Barry Fox from R’ Nebentzahl:

Why are the Jewish people afforded the opportunity to do teshuva in special times of ratzon? Even assuming that goyim can do teshuva, as in the case of Ninveh (and as stated by the Brisker Rov in Ki Sisa, here), it seems to be easier for Jews. He explains with a pshat in the Mishna in Yoma “ashreichem Yisroel.” While objects that are tomei need complete immersion, water can become tahor with hashoka. This is because the water becomes a part of the water of the mikveh. Yisroel ve’orayso veKudsha Brich Hu are one, so hashoka will be metaheir by their allowing themselves to become a cheilek of the Ribbono Shel Olam.

5 comments:

Steg (dos iz nit der šteg) said...

Even assuming that goyim can do teshuva, as in the case of Ninveh, it seems to be easier for Jews.

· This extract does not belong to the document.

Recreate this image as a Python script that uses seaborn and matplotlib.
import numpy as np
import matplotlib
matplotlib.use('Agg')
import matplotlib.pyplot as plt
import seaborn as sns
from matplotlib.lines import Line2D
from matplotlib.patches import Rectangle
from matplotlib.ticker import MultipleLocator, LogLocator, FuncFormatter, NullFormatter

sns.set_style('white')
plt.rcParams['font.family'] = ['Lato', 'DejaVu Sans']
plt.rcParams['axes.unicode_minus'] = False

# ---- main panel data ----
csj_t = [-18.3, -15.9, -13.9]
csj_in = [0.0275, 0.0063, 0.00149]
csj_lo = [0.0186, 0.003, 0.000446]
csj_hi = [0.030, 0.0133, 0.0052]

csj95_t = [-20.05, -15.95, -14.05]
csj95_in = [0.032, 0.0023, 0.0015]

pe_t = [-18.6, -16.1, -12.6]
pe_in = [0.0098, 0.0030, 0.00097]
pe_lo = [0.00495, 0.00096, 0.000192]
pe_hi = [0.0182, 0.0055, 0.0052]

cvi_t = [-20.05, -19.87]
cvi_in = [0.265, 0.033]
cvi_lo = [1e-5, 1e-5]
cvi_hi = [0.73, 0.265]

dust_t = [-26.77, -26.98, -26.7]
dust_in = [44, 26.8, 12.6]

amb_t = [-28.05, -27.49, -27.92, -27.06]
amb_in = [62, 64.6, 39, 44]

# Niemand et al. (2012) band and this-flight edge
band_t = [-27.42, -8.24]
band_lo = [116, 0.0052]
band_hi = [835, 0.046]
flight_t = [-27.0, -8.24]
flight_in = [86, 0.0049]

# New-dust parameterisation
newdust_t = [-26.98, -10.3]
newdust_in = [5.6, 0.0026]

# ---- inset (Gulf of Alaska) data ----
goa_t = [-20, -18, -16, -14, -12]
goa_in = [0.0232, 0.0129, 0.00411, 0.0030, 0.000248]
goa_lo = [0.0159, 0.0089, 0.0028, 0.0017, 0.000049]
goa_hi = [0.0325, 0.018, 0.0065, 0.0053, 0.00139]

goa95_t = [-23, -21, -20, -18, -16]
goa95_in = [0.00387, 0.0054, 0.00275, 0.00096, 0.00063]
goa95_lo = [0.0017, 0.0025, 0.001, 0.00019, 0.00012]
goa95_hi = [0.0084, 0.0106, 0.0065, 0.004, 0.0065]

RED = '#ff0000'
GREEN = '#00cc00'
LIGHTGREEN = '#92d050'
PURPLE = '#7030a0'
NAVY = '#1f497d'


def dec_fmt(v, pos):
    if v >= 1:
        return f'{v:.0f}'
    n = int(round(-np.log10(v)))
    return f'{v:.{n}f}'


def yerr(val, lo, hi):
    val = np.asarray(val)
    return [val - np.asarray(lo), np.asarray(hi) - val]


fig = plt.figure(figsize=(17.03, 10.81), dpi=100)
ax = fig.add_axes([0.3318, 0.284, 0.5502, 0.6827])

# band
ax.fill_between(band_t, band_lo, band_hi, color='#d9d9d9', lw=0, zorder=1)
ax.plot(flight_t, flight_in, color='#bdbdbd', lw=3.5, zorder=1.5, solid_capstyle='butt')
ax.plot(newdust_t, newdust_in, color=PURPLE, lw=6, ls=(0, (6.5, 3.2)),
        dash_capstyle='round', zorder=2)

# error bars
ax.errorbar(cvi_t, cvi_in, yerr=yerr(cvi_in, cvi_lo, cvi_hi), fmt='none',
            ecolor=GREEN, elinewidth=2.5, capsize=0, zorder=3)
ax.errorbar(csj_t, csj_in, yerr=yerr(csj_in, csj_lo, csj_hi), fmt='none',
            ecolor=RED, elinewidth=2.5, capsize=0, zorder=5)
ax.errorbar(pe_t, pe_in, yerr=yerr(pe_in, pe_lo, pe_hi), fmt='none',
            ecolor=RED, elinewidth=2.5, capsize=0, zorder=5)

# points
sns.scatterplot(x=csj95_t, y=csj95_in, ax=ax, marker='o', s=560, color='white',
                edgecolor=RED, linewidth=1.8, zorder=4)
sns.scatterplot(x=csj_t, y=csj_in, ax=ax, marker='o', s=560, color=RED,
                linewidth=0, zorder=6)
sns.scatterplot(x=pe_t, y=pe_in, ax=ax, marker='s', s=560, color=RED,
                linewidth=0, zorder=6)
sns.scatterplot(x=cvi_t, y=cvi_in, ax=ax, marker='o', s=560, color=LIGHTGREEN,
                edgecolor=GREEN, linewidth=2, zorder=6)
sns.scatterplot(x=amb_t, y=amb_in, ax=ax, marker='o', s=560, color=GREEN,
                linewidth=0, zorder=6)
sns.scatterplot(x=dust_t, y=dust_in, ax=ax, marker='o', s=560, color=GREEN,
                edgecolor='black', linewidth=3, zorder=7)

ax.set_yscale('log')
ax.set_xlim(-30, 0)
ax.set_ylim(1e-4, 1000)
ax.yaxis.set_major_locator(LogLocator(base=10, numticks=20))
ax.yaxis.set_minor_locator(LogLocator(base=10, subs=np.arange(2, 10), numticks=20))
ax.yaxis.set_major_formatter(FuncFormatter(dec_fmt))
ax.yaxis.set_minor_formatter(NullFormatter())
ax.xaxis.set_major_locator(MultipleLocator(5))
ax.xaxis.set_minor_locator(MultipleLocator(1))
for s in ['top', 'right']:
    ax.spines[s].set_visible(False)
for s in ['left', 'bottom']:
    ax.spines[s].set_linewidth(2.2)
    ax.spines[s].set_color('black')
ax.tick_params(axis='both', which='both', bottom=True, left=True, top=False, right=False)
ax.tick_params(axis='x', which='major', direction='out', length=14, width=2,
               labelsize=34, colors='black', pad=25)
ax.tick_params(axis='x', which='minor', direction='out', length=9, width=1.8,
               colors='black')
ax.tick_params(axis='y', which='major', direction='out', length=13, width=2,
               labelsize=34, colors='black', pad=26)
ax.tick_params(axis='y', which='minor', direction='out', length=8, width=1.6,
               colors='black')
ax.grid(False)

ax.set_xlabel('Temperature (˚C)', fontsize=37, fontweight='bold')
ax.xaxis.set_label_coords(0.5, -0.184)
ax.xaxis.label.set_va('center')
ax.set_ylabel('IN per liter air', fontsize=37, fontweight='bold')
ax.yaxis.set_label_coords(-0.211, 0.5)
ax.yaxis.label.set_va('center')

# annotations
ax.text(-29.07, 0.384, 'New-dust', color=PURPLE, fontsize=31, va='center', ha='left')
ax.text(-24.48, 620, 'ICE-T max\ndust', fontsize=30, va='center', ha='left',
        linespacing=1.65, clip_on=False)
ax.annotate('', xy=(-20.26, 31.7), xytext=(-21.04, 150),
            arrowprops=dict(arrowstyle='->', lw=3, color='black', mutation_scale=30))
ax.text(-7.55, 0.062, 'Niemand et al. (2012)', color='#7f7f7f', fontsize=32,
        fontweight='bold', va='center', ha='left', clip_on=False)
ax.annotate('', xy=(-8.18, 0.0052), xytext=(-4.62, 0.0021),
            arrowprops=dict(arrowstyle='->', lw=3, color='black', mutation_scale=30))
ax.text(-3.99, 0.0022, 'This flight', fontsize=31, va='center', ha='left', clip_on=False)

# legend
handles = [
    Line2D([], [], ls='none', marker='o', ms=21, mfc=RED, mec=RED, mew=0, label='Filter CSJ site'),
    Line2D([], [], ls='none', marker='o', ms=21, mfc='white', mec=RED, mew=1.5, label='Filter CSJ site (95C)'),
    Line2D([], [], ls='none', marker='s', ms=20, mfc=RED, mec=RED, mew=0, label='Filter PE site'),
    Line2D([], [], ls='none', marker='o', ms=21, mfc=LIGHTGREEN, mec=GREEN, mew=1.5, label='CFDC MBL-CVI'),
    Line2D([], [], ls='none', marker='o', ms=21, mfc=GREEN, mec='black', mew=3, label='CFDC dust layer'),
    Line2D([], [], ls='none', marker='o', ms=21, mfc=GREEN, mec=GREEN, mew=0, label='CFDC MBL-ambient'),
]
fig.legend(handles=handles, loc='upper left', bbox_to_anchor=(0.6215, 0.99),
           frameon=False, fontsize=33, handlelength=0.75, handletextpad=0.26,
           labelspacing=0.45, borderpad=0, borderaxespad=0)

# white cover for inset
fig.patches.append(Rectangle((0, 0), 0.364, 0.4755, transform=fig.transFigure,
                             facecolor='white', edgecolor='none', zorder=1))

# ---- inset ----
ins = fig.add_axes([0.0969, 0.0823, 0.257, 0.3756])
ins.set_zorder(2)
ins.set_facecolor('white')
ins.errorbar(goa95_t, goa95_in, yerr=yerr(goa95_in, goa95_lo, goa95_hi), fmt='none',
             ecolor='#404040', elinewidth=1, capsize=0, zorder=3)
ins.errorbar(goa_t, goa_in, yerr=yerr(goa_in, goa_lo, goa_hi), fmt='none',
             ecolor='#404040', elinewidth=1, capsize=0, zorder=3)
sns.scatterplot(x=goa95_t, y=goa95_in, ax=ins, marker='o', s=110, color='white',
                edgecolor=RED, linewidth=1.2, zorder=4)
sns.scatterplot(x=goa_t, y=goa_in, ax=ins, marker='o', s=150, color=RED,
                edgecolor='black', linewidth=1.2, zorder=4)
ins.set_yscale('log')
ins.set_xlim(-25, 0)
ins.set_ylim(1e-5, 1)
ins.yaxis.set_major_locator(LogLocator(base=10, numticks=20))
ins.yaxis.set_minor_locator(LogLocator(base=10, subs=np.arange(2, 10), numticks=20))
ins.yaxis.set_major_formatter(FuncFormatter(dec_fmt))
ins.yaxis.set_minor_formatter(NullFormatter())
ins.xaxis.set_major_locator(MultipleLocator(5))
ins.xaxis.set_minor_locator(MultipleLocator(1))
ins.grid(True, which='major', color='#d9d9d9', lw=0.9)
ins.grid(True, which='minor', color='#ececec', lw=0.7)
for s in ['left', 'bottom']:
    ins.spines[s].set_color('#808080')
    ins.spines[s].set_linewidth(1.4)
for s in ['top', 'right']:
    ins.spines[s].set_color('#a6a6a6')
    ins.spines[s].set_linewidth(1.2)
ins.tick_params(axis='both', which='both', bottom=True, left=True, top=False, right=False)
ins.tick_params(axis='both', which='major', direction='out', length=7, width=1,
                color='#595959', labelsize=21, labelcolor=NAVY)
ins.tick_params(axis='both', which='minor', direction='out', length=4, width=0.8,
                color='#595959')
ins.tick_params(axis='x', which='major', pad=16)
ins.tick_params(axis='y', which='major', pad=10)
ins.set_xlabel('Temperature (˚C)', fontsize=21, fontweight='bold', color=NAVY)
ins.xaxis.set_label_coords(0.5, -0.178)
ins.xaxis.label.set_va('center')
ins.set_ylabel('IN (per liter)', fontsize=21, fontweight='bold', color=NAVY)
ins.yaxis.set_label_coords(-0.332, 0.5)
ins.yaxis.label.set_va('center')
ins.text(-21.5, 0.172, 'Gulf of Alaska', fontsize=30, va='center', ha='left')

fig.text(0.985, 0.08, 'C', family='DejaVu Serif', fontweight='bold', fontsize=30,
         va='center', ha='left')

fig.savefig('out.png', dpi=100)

This would seem to be contraindicated by the subsequent history as recorded in the Tanakh.

Steg (dos iz nit der šteg) said...

And as made explicit in the interpretation that identifies Yona's desire to escape God's will as being his knowledge that if Nineveih repents, they'll soon (as the capital of Ashur) come and destroy the Northern Kingdom of Israel, who will not repent.

Barzilai said...

You're right. It seems extremely unlikely that teshuva is specific to the Jews. Still, I have been told time and time again that there is a great deal of controversy on the issue, that teshuva is contrary to the concept of din, and that it is a gift granted to us exclusively.

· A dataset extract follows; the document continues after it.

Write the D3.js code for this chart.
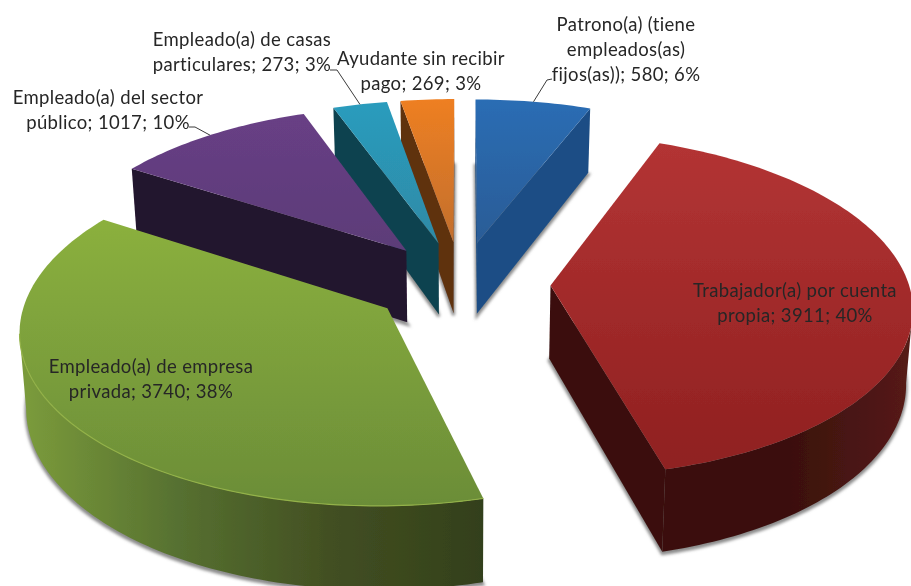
<!DOCTYPE html>
<html>
<head>
<meta charset="utf-8">
<script src="https://cdn.jsdelivr.net/npm/d3@7"></script>
<style>
html, body { margin: 0; padding: 0; background: #fff; }
svg { display: block; }
</style>
</head>
<body>
<svg></svg>
<script>
var width = 911;
var height = 586;

var categories = ["Patrono(a) (tiene empleados(as) fijos(as))", "Trabajador(a) por cuenta propia",
    "Empleado(a) de empresa privada", "Empleado(a) del sector público",
    "Empleado(a) de casas particulares", "Ayudante sin recibir pago"];
var values = [580, 3911, 3740, 1017, 273, 269];
var percents = [6, 40, 38, 10, 3, 3];

// how each label breaks, the last line holds value and percent
var labelLines = [
    ["Patrono(a) (tiene", "empleados(as)", "fijos(as));"],
    ["Trabajador(a) por cuenta", "propia;"],
    ["Empleado(a) de empresa", "privada;"],
    ["Empleado(a) del sector", "público;"],
    ["Empleado(a) de casas", "particulares;"],
    ["Ayudante sin recibir", "pago;"]
];

var topColors = [["#2c6db4", "#2c5c96"], ["#b33434", "#8f2020"], ["#8bb03e", "#6b8d38"],
    ["#683f85", "#5c3c78"], ["#2b9cbd", "#2e8aa6"], ["#ee7f22", "#c26f2e"]];
var edgeColors = ["#1c4e85", "#3a100e", "#34401a", "#24142f", "#10424f", "#5e3010"];
var rimColors = [["#1c4e85", "#1c4e85"], ["#3a100e", "#3a100e", "#3a100e", "#551a16"],
    ["#7a9a3b", "#567030", "#424f22", "#33401a"],
    ["#24142f", "#24142f"], ["#10424f", "#10424f"], ["#5e3010", "#5e3010"]];
var rimExtent = [[477, 590], [549, 905], [28, 483], [132, 406], [334, 439], [400, 454]];
var rimHighlight = [null, null, "#93b248", null, null, null];

// label block: centre x and first baseline
var labelX = [626, 795, 151, 108, 242, 421];
var labelY = [31, 297, 373, 104, 46, 65];
var leaderEnd = [[[547, 80], [552, 79]], null, null, [[195, 127], [189, 127]], [[337, 70], [330, 70]], null];

// camera of the tilted pie
var cx = 461, cy = 283, ax = 358, by = 168.5, persp = 0.1156;
var explode = 0.25, depth = 73, shrink = 0.985;
var drawOrder = [0, 5, 4, 3, 2, 1];

function topPoint(p) {
    var w = 1 + persp * p[1];
    return [cx + ax * p[0] / w, cy - by * p[1] / w];
}
function bottomPoint(p) {
    var s = topPoint(p);
    var w = 1 + persp * p[1];
    return [cx + (s[0] - cx) * shrink, s[1] + depth / w];
}

var arcs = d3.pie().sort(null).value(d => d)(values);

function planeAt(d, t, r) {
    var mid = (d.startAngle + d.endAngle) / 2;
    return [explode * Math.sin(mid) + r * Math.sin(t), explode * Math.cos(mid) + r * Math.cos(t)];
}
function rimAngles(d) {
    var n = Math.max(4, Math.ceil((d.endAngle - d.startAngle) / 0.02));
    return d3.range(n + 1).map(i => d.startAngle + (d.endAngle - d.startAngle) * i / n);
}

var line = d3.line();

var svg = d3.select("svg")
    .attr("width", width)
    .attr("height", height)
    .style("font-family", "Lato, sans-serif");

var defs = svg.append("defs");
defs.append("filter").attr("id", "soft")
    .attr("x", "-10%").attr("y", "-10%").attr("width", "120%").attr("height", "120%")
    .append("feGaussianBlur").attr("stdDeviation", 1.6);
defs.append("filter").attr("id", "print")
    .append("feGaussianBlur").attr("stdDeviation", 0.35);

topColors.forEach(function (c, i) {
    var g = defs.append("linearGradient").attr("id", "top" + i)
        .attr("x1", 0).attr("y1", 0).attr("x2", 0).attr("y2", 1);
    g.append("stop").attr("offset", "0%").attr("stop-color", c[0]);
    g.append("stop").attr("offset", "100%").attr("stop-color", c[1]);
});

rimColors.forEach(function (c, i) {
    defs.append("linearGradient").attr("id", "rim" + i)
        .attr("gradientUnits", "userSpaceOnUse")
        .attr("x1", rimExtent[i][0]).attr("y1", 0).attr("x2", rimExtent[i][1]).attr("y2", 0)
        .selectAll("stop").data(c).enter().append("stop")
        .attr("offset", (s, k) => k / (c.length - 1))
        .attr("stop-color", s => s);
});

var chart = svg.append("g").attr("filter", "url(#print)");

drawOrder.forEach(function (i) {
    var d = arcs[i];
    var rim = rimAngles(d).map(t => planeAt(d, t, 1));
    var apex = planeAt(d, 0, 0);
    var outline = [apex].concat(rim, [apex]);
    var g = chart.append("g");

    // soft shadow under the slice
    g.append("path")
        .attr("d", line(outline.map(bottomPoint)) + "Z")
        .attr("transform", "translate(0,2)")
        .attr("fill", "#8c8c8c")
        .attr("stroke", "#8c8c8c")
        .attr("stroke-width", 3)
        .attr("filter", "url(#soft)");

    // a wall shows only where its edge runs right to left on screen
    [[apex, rim[0]], [rim[rim.length - 1], apex]].forEach(function (edge) {
        if (topPoint(edge[1])[0] >= topPoint(edge[0])[0]) return;
        g.append("path")
            .attr("d", line([topPoint(edge[0]), topPoint(edge[1]), bottomPoint(edge[1]), bottomPoint(edge[0])]) + "Z")
            .attr("fill", edgeColors[i]);
    });

    var front = rim.filter(function (p, k) {
        return (k > 0 && topPoint(p)[0] < topPoint(rim[k - 1])[0]) ||
            (k < rim.length - 1 && topPoint(rim[k + 1])[0] < topPoint(p)[0]);
    });
    if (front.length) {
        g.append("path")
            .attr("d", line(front.map(topPoint).concat(front.map(bottomPoint).reverse())) + "Z")
            .attr("fill", "url(#rim" + i + ")");
    }

    g.append("path")
        .attr("d", line(outline.map(topPoint)) + "Z")
        .attr("fill", "url(#top" + i + ")");

    if (rimHighlight[i] && front.length) {
        g.append("path")
            .attr("d", line(front.map(topPoint)))
            .attr("fill", "none")
            .attr("stroke", rimHighlight[i])
            .attr("stroke-width", 1.2);
    }
});

// leader lines from the rim to the labels
var leaders = svg.append("g").attr("fill", "none").attr("stroke", "#3a3a3a").attr("stroke-width", 1);
arcs.forEach(function (d, i) {
    if (!leaderEnd[i]) return;
    var mid = (d.startAngle + d.endAngle) / 2;
    leaders.append("path").attr("d", line([topPoint(planeAt(d, mid, 1))].concat(leaderEnd[i])));
});

var labels = svg.append("g")
    .attr("fill", "#262626")
    .style("font-size", "18.5px")
    .style("letter-spacing", "0.35px")
    .attr("text-anchor", "middle");

labelLines.forEach(function (lines, i) {
    var text = labels.append("text").attr("aria-label", categories[i]);
    lines.forEach(function (s, k) {
        var last = k === lines.length - 1;
        text.append("tspan")
            .attr("x", labelX[i])
            .attr("y", labelY[i] + k * 24.8)
            .text(last ? s + " " + values[i] + "; " + percents[i] + "%" : s);
    });
});
</script>
</body>
</html>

In any case, the irony is that the novi Nachum is said to have prophesised the demise of Ninveh a few years later, due to their
recidivism.

The modern Assyrian Christians have a commemoration they call "Ba'utta d'Ninewayah." They (allegedly) fast for three days and nights, to commemorate Yonah's visit to their ethnic capitol, Ninveh. If you know any Assyrians, ask them. Everyone has an uncle who actually fasts the entire three days.

yehuda said...

I once heard that the fact the people of ninveh reverted to sin should be an example to us to put all our efforts into teshuva evenif we feel we may not keep all of it.

Barzilai said...

I don't see why that would inspire us to do teshuvoh. The futility of the lapsed teshuvoh of Ninveh would seem to support the opposite argument.